One of her most notable sculptures was her Antelope (1937), also completed under Skeaping's direction, inspired by a visit to the country. It gained her the Queen's Prize, enabling it to be cast in bronze.

In the summer of 1939 she went on a student exchange visit to America, but just before her return the Second World War started and officially she became an alien, unable to travel home. She was allowed to keep her return ticket, but her passport was confiscated and she was not permitted to earn money.

Friends enabled her to find chauffeur-companion work in exchange for her keep. On one such trip a hitch-hiker produced a gun and ordered her to "keep going". With remarkable presence of mind she drove to a gas station, threw the key out of the window and ran for it. Her passenger hit her on the back of the head, but her hair-bun absorbed the blow and she escaped.

After Pearl Harbor, she was permitted to return to England. She worked in Air Ministry camouflage, then joined the WRNS, ending up as a radio mechanic with the Fleet Air Arm at Yeovilton. In 1943 she married Bill Wills, a friend from childhood who was serving in the RAF.

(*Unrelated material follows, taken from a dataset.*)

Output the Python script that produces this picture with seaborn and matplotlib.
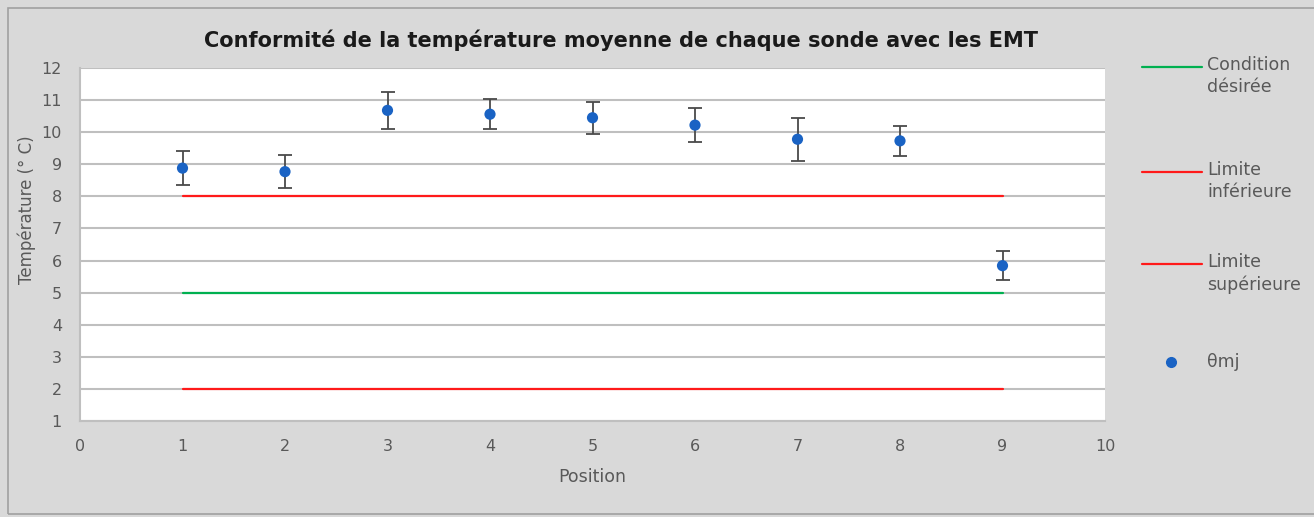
import matplotlib
matplotlib.use("Agg")
import matplotlib.pyplot as plt
import seaborn as sns
import pandas as pd
from matplotlib.lines import Line2D
from matplotlib.patches import Rectangle

# values
positions = [1, 2, 3, 4, 5, 6, 7, 8, 9]
mean_temp = [8.88, 8.77, 10.68, 10.56, 10.45, 10.22, 9.78, 9.73, 5.84]
temp_err = [0.52, 0.52, 0.57, 0.46, 0.50, 0.52, 0.67, 0.47, 0.45]

line_x = [1, 9]
cond_desiree = 5
limite_inf = 8
limite_sup = 2

title = "Conformité de la température moyenne de chaque sonde avec les EMT"
legend_labels = ["Condition\ndésirée", "Limite\ninférieure", "Limite\nsupérieure", "θmj"]

BG = "#d9d9d9"
GRID = "#bfbfbf"
TXT = "#595959"
BLUE = "#1a63c4"
RED = "#ff1a1a"
GREEN = "#00b050"


def main():
    sns.set_theme(style="white")
    plt.rcParams["font.family"] = ["DejaVu Sans"]

    fig = plt.figure(figsize=(13.14, 5.17), dpi=100, facecolor=BG)
    fig.add_artist(Rectangle((8 / 1314, 3 / 517), 1.2, 1 - 11 / 517,
                             transform=fig.transFigure, facecolor="none",
                             edgecolor="#a0a0a0", linewidth=1.2))
    ax = fig.add_axes([80 / 1314, 1 - 421 / 517, 1025 / 1314, 353 / 517])
    ax.set_facecolor("white")

    lines = pd.DataFrame({
        "x": line_x * 3,
        "y": [cond_desiree] * 2 + [limite_inf] * 2 + [limite_sup] * 2,
        "serie": ["cond"] * 2 + ["inf"] * 2 + ["sup"] * 2,
    })
    sns.lineplot(data=lines, x="x", y="y", hue="serie",
                 palette={"cond": GREEN, "inf": RED, "sup": RED},
                 linewidth=1.6, legend=False, ax=ax, zorder=3)

    ax.errorbar(positions, mean_temp, yerr=temp_err, fmt="none",
                ecolor="#4a4a4a", elinewidth=1.3, capsize=5, capthick=1.3,
                zorder=4)
    pts = pd.DataFrame({"pos": positions, "temp": mean_temp})
    sns.scatterplot(data=pts, x="pos", y="temp", color=BLUE, s=65,
                    edgecolor="none", ax=ax, zorder=5)

    ax.set_xlim(0, 10)
    ax.set_ylim(1, 12)
    ax.set_xticks(range(0, 11))
    ax.set_yticks(range(1, 13))
    ax.grid(axis="y", color=GRID, linewidth=1.5)
    ax.set_axisbelow(True)
    for side in ["top", "right"]:
        ax.spines[side].set_visible(False)
    for side in ["left", "bottom"]:
        ax.spines[side].set_color(GRID)
        ax.spines[side].set_linewidth(1.5)
    ax.tick_params(axis="both", colors=GRID, length=5, width=1.2,
                   labelcolor=TXT, labelsize=11.5, direction="out")
    ax.tick_params(axis="y", pad=8)
    ax.tick_params(axis="x", pad=8)

    ax.set_xlabel("Position", fontsize=12.5, color=TXT, labelpad=10)
    ax.set_ylabel("Température (° C)", fontsize=12, color=TXT)
    ax.yaxis.set_label_coords(-0.043, 0.6)

    fig.text(621 / 1314, 1 - 40 / 517, title, ha="center", va="center",
             fontsize=15, fontweight="bold", color="#1a1a1a")

    # legend on the right
    colors = [GREEN, RED, RED]
    ys = [67, 172, 264]
    for lab, c, yy in zip(legend_labels[:3], colors, ys):
        yf = 1 - yy / 517
        fig.add_artist(Line2D([1142 / 1314, 1202 / 1314], [yf, yf],
                              color=c, linewidth=1.6,
                              transform=fig.transFigure))
        fig.text(1207 / 1314, yf + 11 / 517, lab, ha="left", va="top",
                 fontsize=12.5, color=TXT, linespacing=1.3)
    yf = 1 - 362 / 517
    fig.add_artist(Line2D([1171 / 1314], [yf], marker="o", markersize=7,
                          color=BLUE, linestyle="none",
                          transform=fig.transFigure))
    fig.text(1207 / 1314, yf, legend_labels[3], ha="left", va="center",
             fontsize=12.5, color=TXT)

    fig.savefig("out.png", dpi=100, facecolor=BG)


if __name__ == "__main__":
    main()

While in camouflage she returned to the Central School, the back of which she found damaged after bombing, with her Antelope looking out into open space. By now she was friendly with Julian Huxley, Secretary of the Zoological Society, who arranged for the Antelope to lodge at Whipsnade Zoo, where it was fixed on a plinth beside the restaurant. It was only when Fellows of the Zoological Society decided that it was not suitable that it was retrieved by its maker, eventually finding its way into a private collection, the family keeping one of three resin-bronze copies.

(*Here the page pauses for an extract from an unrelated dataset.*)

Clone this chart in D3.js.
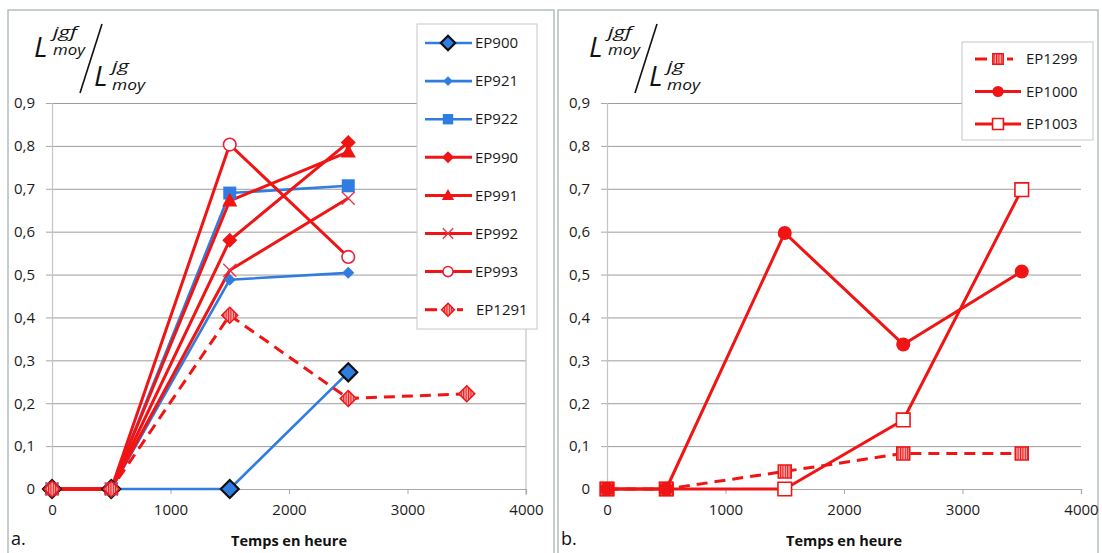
<!DOCTYPE html>
<html><head><meta charset="utf-8">
<script src="https://cdn.jsdelivr.net/npm/d3@7"></script>
<style>
html,body{margin:0;padding:0;background:#fff;}
svg{display:block;}
text{font-family:"Open Sans","Noto Sans",sans-serif;}
</style></head>
<body>
<svg id="chart" width="1102" height="553"></svg>
<script>
// ---------- DATA ----------
const hours = [0, 500, 1500, 2500, 3500];
const xTicks = [0, 1000, 2000, 3000, 4000];
const yTicks = [0, 0.1, 0.2, 0.3, 0.4, 0.5, 0.6, 0.7, 0.8, 0.9];

const namesA = ["EP900", "EP921", "EP922", "EP990", "EP991", "EP992", "EP993", "EP1291"];
const EP900  = [0, 0, 0, 0.272];
const EP921  = [0, 0, 0.488, 0.504];
const EP922  = [0, 0, 0.690, 0.707];
const EP990  = [0, 0, 0.580, 0.808];
const EP991  = [0, 0, 0.672, 0.786];
const EP992  = [0, 0, 0.510, 0.678];
const EP993  = [0, 0, 0.803, 0.541];
const EP1291 = [0, 0, 0.405, 0.211, 0.222];

const namesB = ["EP1299", "EP1000", "EP1003"];
const EP1299 = [0, 0, 0.041, 0.083, 0.083];
const EP1000 = [0, 0, 0.597, 0.337, 0.507];
const EP1003 = [0, 0, 0, 0.161, 0.698];

const xTitle = "Temps en heure";

// ---------- STYLE ----------
const BLUE = "#2f7de1", RED = "#f01414";
const seriesA = [
  {name:"EP900", vals:EP900, color:BLUE, marker:"diamondBig", dash:null, w:2.6},
  {name:"EP921", vals:EP921, color:BLUE, marker:"diamondSmall", dash:null, w:2.6},
  {name:"EP922", vals:EP922, color:BLUE, marker:"square", dash:null, w:2.6},
  {name:"EP990", vals:EP990, color:RED, marker:"diamond", dash:null, w:3},
  {name:"EP991", vals:EP991, color:RED, marker:"triangle", dash:null, w:3},
  {name:"EP992", vals:EP992, color:RED, marker:"cross", dash:null, w:3},
  {name:"EP993", vals:EP993, color:RED, marker:"openCircle", dash:null, w:3},
  {name:"EP1291", vals:EP1291, color:RED, marker:"patDiamond", dash:"11,7", w:3}
];
const seriesB = [
  {name:"EP1299", vals:EP1299, color:RED, marker:"patSquare", dash:"11,7", w:3},
  {name:"EP1000", vals:EP1000, color:RED, marker:"dot", dash:null, w:3},
  {name:"EP1003", vals:EP1003, color:RED, marker:"openSquare", dash:null, w:3}
];
// order in which the markers are stacked (bottom first)
const markerOrderA = [0,1,2,3,4,5,6,7];
const markerOrderB = [2,0,1];

const svg = d3.select("#chart");
const defs = svg.append("defs");
const pat = defs.append("pattern").attr("id","stripes").attr("patternUnits","userSpaceOnUse")
  .attr("width",2.4).attr("height",4);
pat.append("rect").attr("width",2.4).attr("height",4).attr("fill","#f7b0b0");
pat.append("rect").attr("width",1.1).attr("height",4).attr("fill",RED);

function marker(g, type, cx, cy, color, s) {
  s = s || 1;
  const d = (h)=>`M${cx},${cy-h}L${cx+h},${cy}L${cx},${cy+h}L${cx-h},${cy}Z`;
  const sq = (h)=>`M${cx-h},${cy-h}H${cx+h}V${cy+h}H${cx-h}Z`;
  switch(type){
    case "diamondBig": g.append("path").attr("d",d(9*s)).attr("fill",BLUE).attr("stroke","#111").attr("stroke-width",2.2); break;
    case "diamondSmall": g.append("path").attr("d",d(6*s)).attr("fill",color); break;
    case "square": g.append("path").attr("d",sq(6.5*s)).attr("fill",color); break;
    case "diamond": g.append("path").attr("d",d(7.5*s)).attr("fill",color); break;
    case "triangle": { const h=8*s; g.append("path").attr("d",`M${cx},${cy-h}L${cx+h*0.95},${cy+h*0.7}L${cx-h*0.95},${cy+h*0.7}Z`).attr("fill",color); break; }
    case "cross": { const h=6.5*s; g.append("path").attr("d",`M${cx-h},${cy-h}L${cx+h},${cy+h}M${cx-h},${cy+h}L${cx+h},${cy-h}`).attr("stroke","#e8344a").attr("stroke-width",1.4).attr("fill","none"); break; }
    case "openCircle": g.append("circle").attr("cx",cx).attr("cy",cy).attr("r",6.3*s).attr("fill","#fff").attr("stroke","#e8203a").attr("stroke-width",1.6); break;
    case "patDiamond": g.append("path").attr("d",d(8*s)).attr("fill","url(#stripes)").attr("stroke",RED).attr("stroke-width",1.5); break;
    case "patSquare": g.append("path").attr("d",sq(6.5*s)).attr("fill","url(#stripes)").attr("stroke",RED).attr("stroke-width",1.5); break;
    case "dot": g.append("circle").attr("cx",cx).attr("cy",cy).attr("r",7*s).attr("fill",color); break;
    case "openSquare": g.append("path").attr("d",sq(6.8*s)).attr("fill","#fff").attr("stroke",RED).attr("stroke-width",1.6); break;
  }
}

const fmt = v => v === 0 ? "0" : d3.format(".1f")(v).replace(".", ",");

function panel(opts) {
  const {bx, bw, x0, x1, series, order, legend, letter, showRightLine} = opts;
  const g = svg.append("g");
  // panel frame
  g.append("rect").attr("x",bx).attr("y",10).attr("width",bw).attr("height",560)
    .attr("fill","#fff").attr("stroke","#b3bfbc").attr("stroke-width",1.5);
  const x = d3.scaleLinear().domain([0,4000]).range([x0,x1]);
  const y = d3.scaleLinear().domain([0,0.9]).range([489,103]);

  // gridlines
  g.append("g").attr("transform",`translate(${x0},0)`)
    .call(d3.axisLeft(y).tickValues(yTicks.slice(1)).tickSize(-(x1-x0)).tickFormat(""))
    .call(a=>a.select(".domain").remove())
    .call(a=>a.selectAll("line").attr("stroke","#9c9c9c").attr("stroke-width",1));
  if (showRightLine) {
    g.append("line").attr("x1",x(4000)).attr("x2",x(4000)).attr("y1",y(0.9)).attr("y2",y(0)+6)
      .attr("stroke","#c4c4c4").attr("stroke-width",1.2);
  }
  // y axis
  g.append("g").attr("transform",`translate(${x0},0)`)
    .call(d3.axisLeft(y).tickValues(yTicks).tickSize(6).tickPadding(11).tickFormat(fmt))
    .call(a=>a.select(".domain").attr("stroke","#c4c4c4").attr("stroke-width",1.2))
    .call(a=>a.selectAll("line").attr("stroke","#a8a8a8"))
    .call(a=>a.selectAll("text").attr("font-size",15).attr("fill","#1a1a1a").attr("font-family","Open Sans"));
  // x axis
  g.append("g").attr("transform",`translate(0,${y(0)})`)
    .call(d3.axisBottom(x).tickValues(xTicks).tickSize(5).tickPadding(10).tickFormat(d3.format("d")))
    .call(a=>a.select(".domain").attr("stroke","#a8a8a8").attr("stroke-width",1.2))
    .call(a=>a.selectAll("line").attr("stroke","#a8a8a8"))
    .call(a=>a.selectAll("text").attr("font-size",15).attr("fill","#1a1a1a").attr("font-family","Open Sans"));

  // series
  const line = d3.line().x((d,i)=>x(hours[i])).y(d=>y(d));
  series.forEach(s=>{
    g.append("path").datum(s.vals).attr("d",line).attr("fill","none")
      .attr("stroke",s.color).attr("stroke-width",s.w).attr("stroke-linejoin","round")
      .attr("stroke-dasharray",s.dash);
  });
  order.forEach(k=>{
    const s = series[k];
    const sg = g.append("g");
    s.vals.forEach((v,i)=>marker(sg,s.marker,x(hours[i]),y(v),s.color));
  });

  // legend
  const L = legend;
  const lg = g.append("g");
  lg.append("rect").attr("x",L.x).attr("y",L.y).attr("width",L.w).attr("height",L.h)
    .attr("fill","#fff").attr("stroke","#c8c8c8").attr("stroke-width",1);
  series.forEach((s,i)=>{
    const cy = L.y0 + i*L.step;
    if (s.dash) {
      lg.append("line").attr("x1",L.lx0).attr("x2",L.lx0+12).attr("y1",cy).attr("y2",cy).attr("stroke",s.color).attr("stroke-width",s.w);
      lg.append("line").attr("x1",L.mx+9).attr("x2",L.mx+15).attr("y1",cy).attr("y2",cy).attr("stroke",s.color).attr("stroke-width",s.w);
    } else {
      lg.append("line").attr("x1",L.lx0).attr("x2",L.lx1).attr("y1",cy).attr("y2",cy).attr("stroke",s.color).attr("stroke-width",s.w);
    }
    marker(lg,s.marker,L.mx,cy,s.color,0.8);
    lg.append("text").attr("x",L.tx + (s.dash ? L.dashShift : 0)).attr("y",cy).attr("dy","0.35em")
      .attr("font-size",15).attr("fill","#1a1a1a").text(s.name);
  });

  // x title
  g.append("text").attr("x",(x0+x1)/2).attr("y",546).attr("text-anchor","middle")
    .attr("font-size",14.5).attr("font-weight","bold").attr("fill","#111").text(xTitle);
  g.append("text").attr("x",bx+3).attr("y",545).attr("font-size",18).attr("fill","#111").text(letter);

  // y title (math)
  const m = g.append("g").attr("font-family","DejaVu Serif").attr("font-style","italic").attr("fill","#111");
  const ax = x0;
  m.append("text").attr("x",ax-18).attr("y",57).attr("font-size",28).text("L");
  m.append("text").attr("x",ax+1).attr("y",37).attr("font-size",15).attr("textLength",24).attr("lengthAdjust","spacingAndGlyphs").text("jgf");
  m.append("text").attr("x",ax+1).attr("y",55).attr("font-size",15).attr("textLength",32).attr("lengthAdjust","spacingAndGlyphs").text("moy");
  m.append("line").attr("x1",ax+50).attr("y1",24).attr("x2",ax+28).attr("y2",93).attr("stroke","#111").attr("stroke-width",1.6);
  m.append("text").attr("x",ax+42).attr("y",86).attr("font-size",28).text("L");
  m.append("text").attr("x",ax+60).attr("y",71).attr("font-size",15).attr("textLength",17).attr("lengthAdjust","spacingAndGlyphs").text("jg");
  m.append("text").attr("x",ax+60).attr("y",90).attr("font-size",15).attr("textLength",33).attr("lengthAdjust","spacingAndGlyphs").text("moy");
}

panel({bx:8, bw:546, x0:52, x1:526, series:seriesA, order:markerOrderA, letter:"a.", showRightLine:true,
  legend:{x:417, y:24, w:120, h:305, y0:43, step:38.1, lx0:425, lx1:472, mx:448, tx:475, dashShift:1}});
panel({bx:558, bw:540, x0:607, x1:1081, series:seriesB, order:markerOrderB, letter:"b.", showRightLine:false,
  legend:{x:962, y:42, w:131, h:98, y0:59, step:32.5, lx0:975, lx1:1021, mx:998, tx:1026, dashShift:0}});
</script>
</body></html>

After the war, Ferelyth and Bill Wills settled at Petersfield, in Hampshire. Bill returned to his old school Bedales, where he trained to become a woodwork and metal teacher, in his spare time developing skills as a photographer. Between them, they were able to tackle a wide variety of projects. In their book Sculpture in Wood Ferelyth insisted that, in choosing the piece of timber:

The shape must suit the material and vice versa. It is this balance between the two, with the constant

criticism of the shape as a whole, that forms your piece of sculpture. There will be a battle between these first thoughts and the reality of your piece of wood; a battle that the wood must win if your work is not just a skilful carving, but a shape that has grown from within, like the tree from which it came.

Ferelyth showed her work at the Royal Academy and the Crafts Centre of Great Britain. She was made a fellow of the Society of Designer-Craftsmen and gave illustrated talks and demonstrations on sculpture, animal movement in art and choice of materials. Her understanding of bird flight was enhanced when in the late 1950s she became a glider pilot, while her versatility was challenged by a commission for a large, richly coloured plastic Peacock (1975) commissioned by the Koch-Light Company to display their products at exhibitions.

Two years previously, she, Bill and their daughter Jackie tackled the unusual job of organising and mounting several thousand model soldiers owned by the Earl of Pembroke, for display on the opening of Wilton House, near Salisbury.

As a sculptor, Ferelyth Wills produced figures based on the characters in Richard Adams's rabbit saga Watership Down. Her resin bronze of the rabbits' guardian gull, Kehar (1982), was commissioned for the top of the rabbit enclosure for Bristol Zoo. Her realistic Heron (1986) was placed in their ornamental pond by the actor Sir Alec Guinness and his wife.

After leaving her Petersfield studio in 1990, Wills concentrated on writing. Despite failing eyesight, she was just able to see the keyboard of her newly acquired computer. The result was the privately published The Antelope Book (1997), again with photographs by her husband, a fascinating survey of her career.